ECLI:NL:RBDHA:2023:18106
Rechtbank Den Haag
- Eerste aanleg - enkelvoudig
- Rechtspraak.nl
Afwijzing verzoek om proceskostenvergoeding in asielzaak na inwilliging asielaanvraag
In deze zaak heeft de Rechtbank Den Haag uitspraak gedaan over een verzoek om vergoeding van proceskosten in het kader van een asielprocedure. Verzoekster had eerder een aanvraag om uitstel van vertrek ingediend, welke door de staatssecretaris van Justitie en Veiligheid was afgewezen. Na het indienen van beroep tegen deze afwijzing, heeft de staatssecretaris op 8 februari 2023 de asielaanvraag van verzoekster ingewilligd. Verzoekster trok daarop haar beroep in en vroeg om vergoeding van de proceskosten, omdat zij van mening was dat het bestreden besluit onrechtmatig was.
De rechtbank heeft op basis van artikel 8:54 van de Algemene wet bestuursrecht (Awb) zonder zitting uitspraak gedaan. De rechtbank overwoog dat de veroordeling in proceskosten is geregeld in de artikelen 8:75 en 8:75a van de Awb. De rechtbank stelde vast dat de intrekking van het beroep het gevolg was van de inwilliging van de asielaanvraag, waardoor verzoekster geen belang meer had bij haar aanvraag om uitstel van vertrek. De rechtbank concludeerde dat het bestreden besluit niet onrechtmatig was, omdat het bestuursorgaan zijn standpunt niet had herzien en er geen sprake was van tegemoetkomen in de zin van artikel 8:75a van de Awb.
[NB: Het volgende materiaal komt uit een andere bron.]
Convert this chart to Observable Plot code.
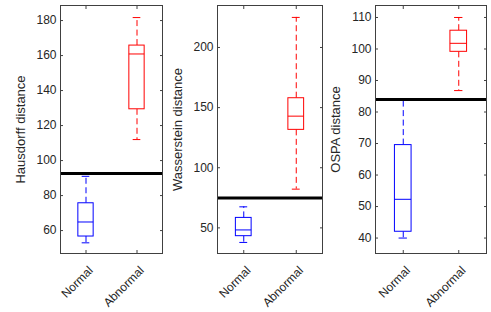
<!DOCTYPE html>
<html><head><meta charset="utf-8">
<script src="https://cdn.jsdelivr.net/npm/d3@7"></script>
<script src="https://cdn.jsdelivr.net/npm/@observablehq/plot@0.6"></script>
<style>
body{margin:0;background:#fff}
#chart{position:relative;width:491px;height:312px;overflow:hidden}
#chart svg{position:absolute;top:0}
</style></head><body><div id="chart"></div>
<script>
const categories = ["Normal", "Abnormal"];
const colors = ["#0000ff", "#ff0000"];
// [lower whisker, q1, median, q3, upper whisker]
const hausdorffNormal = [53, 56.6, 64.9, 75.6, 91];
const hausdorffAbnormal = [112, 129.3, 160.9, 165.7, 181.7];
const hausdorffThreshold = 92.6;
const hausdorffTicks = [60, 80, 100, 120, 140, 160, 180];

const wassersteinNormal = [37.9, 43.1, 48.3, 58.3, 67.5];
const wassersteinAbnormal = [82.2, 131.5, 142.9, 157.8, 225];
const wassersteinThreshold = 74.9;
const wassersteinTicks = [50, 100, 150, 200];

const ospaNormal = [40, 42, 52.3, 69.5, 84];
const ospaAbnormal = [86.8, 99.1, 101.8, 105.8, 110];
const ospaThreshold = 84;
const ospaTicks = [40, 50, 60, 70, 80, 90, 100, 110];

const panels = [
  {label: "Hausdorff distance", series: [hausdorffNormal, hausdorffAbnormal], thr: hausdorffThreshold, ticks: hausdorffTicks, domain: [46.9, 188.6], left: 0, width: 163, ml: 60, mr: 1},
  {label: "Wasserstein distance", series: [wassersteinNormal, wassersteinAbnormal], thr: wassersteinThreshold, ticks: wassersteinTicks, domain: [28.7, 234.9], left: 160, width: 163, ml: 57, mr: 1},
  {label: "OSPA distance", series: [ospaNormal, ospaAbnormal], thr: ospaThreshold, ticks: ospaTicks, domain: [35.1, 113.8], left: 320, width: 171, ml: 55, mr: 5}
];

const frameColor = "#404040";
const textColor = "#262626";
const container = document.getElementById("chart");

for (const p of panels) {
  const data = p.series.map((s, i) => ({
    pos: i + 1, cat: categories[i], color: colors[i],
    lo: s[0], q1: s[1], med: s[2], q3: s[3], hi: s[4]
  }));
  const bw = 0.15, cw = 0.075;
  const svg = Plot.plot({
    width: p.width, height: 312,
    marginLeft: p.ml, marginRight: p.mr, marginTop: 5, marginBottom: 59,
    style: {fontFamily: "'Liberation Sans', Arial, sans-serif", fontSize: "12px", color: textColor, background: "transparent", overflow: "visible"},
    x: {domain: [0.5, 2.5], axis: null},
    y: {domain: p.domain, axis: null},
    marks: [
      // whiskers
      Plot.ruleX(data, {x: "pos", y1: "q3", y2: "hi", stroke: "color", strokeDasharray: "6,3.5"}),
      Plot.ruleX(data, {x: "pos", y1: "q1", y2: "lo", stroke: "color", strokeDasharray: "6,3.5"}),
      Plot.ruleY(data, {y: "hi", x1: d => d.pos - cw, x2: d => d.pos + cw, stroke: "color"}),
      Plot.ruleY(data, {y: "lo", x1: d => d.pos - cw, x2: d => d.pos + cw, stroke: "color"}),
      // box
      Plot.rect(data, {x1: d => d.pos - bw, x2: d => d.pos + bw, y1: "q1", y2: "q3", fill: "white", stroke: "color"}),
      Plot.ruleY(data, {y: "med", x1: d => d.pos - bw, x2: d => d.pos + bw, stroke: "color"}),
      // threshold
      Plot.ruleY([p.thr], {stroke: "black", strokeWidth: 3}),
      // inward ticks
      Plot.axisY(p.ticks, {anchor: "left", tickSize: -3, fill: "none", stroke: frameColor, label: null}),
      Plot.axisY(p.ticks, {anchor: "right", tickSize: -3, fill: "none", stroke: frameColor, label: null}),
      Plot.axisX([1, 2], {anchor: "bottom", tickSize: -3, fill: "none", stroke: frameColor, label: null}),
      Plot.axisX([1, 2], {anchor: "top", tickSize: -3, fill: "none", stroke: frameColor, label: null}),
      // labels
      Plot.axisY(p.ticks, {anchor: "left", tickSize: 0, tickPadding: 4, fontSize: 12, fill: textColor, label: null}),
      Plot.text([p.label], {frameAnchor: "left", dx: -45, rotate: -90, textAnchor: "middle", lineAnchor: "top", fontSize: 13, fill: textColor}),
      Plot.axisX([1, 2], {anchor: "bottom", tickSize: 0, tickPadding: 15, dx: 5, tickRotate: -45, textAnchor: "end", lineAnchor: "middle", fontSize: 12, tickFormat: d => categories[d - 1], fill: textColor, label: null}),
      Plot.frame({stroke: frameColor})
    ]
  });
  svg.style.left = p.left + "px";
  container.appendChild(svg);
}
</script></body></html>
Uiteindelijk heeft de rechtbank het verzoek om proceskostenvergoeding afgewezen, omdat er geen aanleiding was om te concluderen dat het bestreden besluit onjuist of onrechtmatig was genomen. De uitspraak is gedaan door mr. H. Remerie, rechter, en openbaar gemaakt op www.rechtspraak.nl.